Ho Ying-lu (何鷹鷺), a Chinese spouse who was a member of the Chinese Nationalist Party’s (KMT) Central Standing Committee, on Wednesday last week resigned from the KMT, accusing the party of failing to clarify its “one China” policy.
In a video released in October, Ho, wearing a T-shirt featuring a portrait of Mao Zedong (毛澤東), said she hoped that Taiwan would “soon return to the embrace of the motherland” and “quickly unify — that is my purpose and my responsibility.”
The KMT’s Disciplinary Committee on Nov. 19 announced that Ho had been suspended from the her position on the committee, although she was allowed her to continue her duties while she pursued an appeal.
When she resigned last week, she said that despite KMT Chairwoman Cheng Li-wun’s (鄭麗文) assertion that “we are all Chinese,” Cheng has not made it clear whether China means the Chinese Communist Party (CCP) in the People’s Republic of China (PRC) or the Republic of China (ROC) in Taiwan.
“The KMT should clarify which China it means,” Ho said. “Cheng’s intention is to deceive people in Taiwan and China.“
As a member of KMT’s Central Standing Committee, the party’s top decisionmaking body, Ho’s accusation exposed a core contradiction of the KMT’s cross-strait policy. The KMT has long upheld the so called “one China,” with each side having its own interpretation of what “China” means stance, claiming that the ROC and the PRC coexist under a “one China” banner.
However, it has buried its head in the sand.
China insists that “one China” is the PRC alone, leaving no room for the ROC or Taiwan.
The KMT’s forced “one China” ambiguity is a deceptive political tactic to serve the party’s interests. On the one hand it caters to China’s whims to gain benefits in cross-strait interactions, while on the other it harms the credibility of those who uphold the independent sovereignty of Taiwan with its inconsistent “one China” claims, which includes the anachronistic — but self-flattering — territorial claim to both sides of the Strait.
China is intensifying its legal warfare to promote its “one China” principle in the international arena, while the KMT’s “one China” echo is helping Beijing to isolate Taiwan and even paving the way for a Chinese invasion.
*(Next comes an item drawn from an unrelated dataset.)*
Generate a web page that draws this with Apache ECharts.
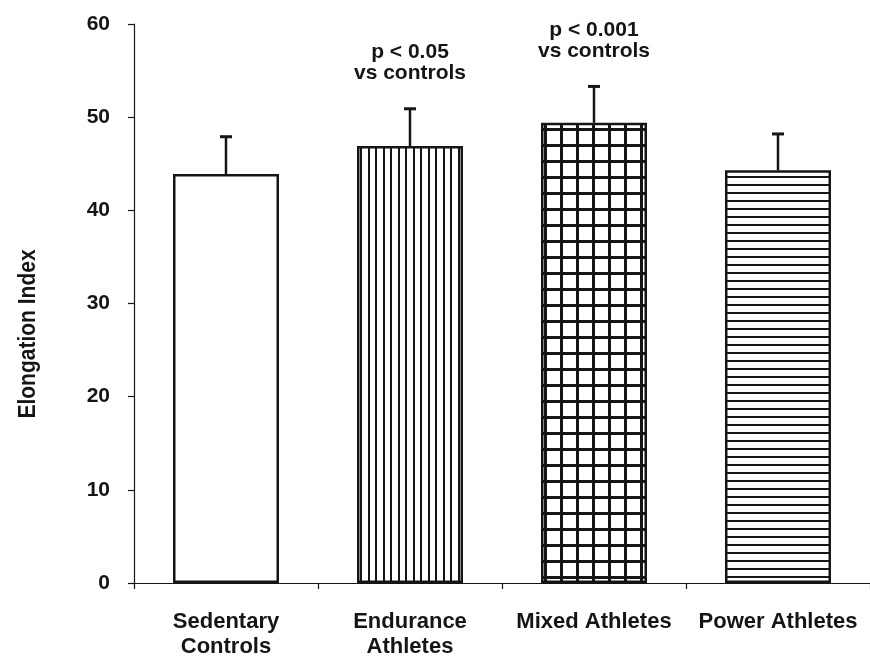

Former KMT chairwoman Hung Hsiu-chu (洪秀柱) and other party members attended a military parade in Beijing on Sept. 3 as China commemorated the end of World War II and the Second Sino-Japanese War. Their attendance can be interpreted as an endorsement of the CCP’s misrepresentation that the PRC was the victor. That is a malicious overturning of the facts, as the ROC was in charge at the time. The distortion of history is part of Beijing’s false claim that “Taiwan is an inseparable part of China.”
The attendance of the KMT members at the Beijing parade also implied that the party acquiesces to authoritarian China’s goal of cross-strait unification, including through the use of force.
An even more worrying aspect is that the pro-China party is enlarging its “one China” ideology to the point of affecting policymaking, putting Taiwan’s security and dignity at risk.
While other nations are increasing their defense budgets and upgrading their self-defense capabilities to counter threats from authoritarian regimes, the KMT is aligning itself with other pro-China parties and criticizing Taiwan’s self-defense deployments.
The KMT’s new leader said that Taiwan was “playing with fire” as the party blocked a proposal to increase defense spending. The party has compromised national sovereignty and is silent in the face of China’s military threats.
The KMT has also proposed amendments to the Nationality Act (國籍法) to exempt Chinese spouses from regulations requiring them to renounce foreign nationalities to hold public office.
The policy is a foundational legal requirement to ensure that public officials are loyal to a single country: Taiwan.
The pro-China nature of the proposed legislative change triggered concerns over national security and a push toward Sinicization.
The words and actions of a Chinese spouse have exposed the true nature of the KMT and the “emperor’s new clothes” nature of its cross-strait policies.
Taiwanese must see through the political fraudulence of pro-China forces threatening the nation’s democracy and sovereignty.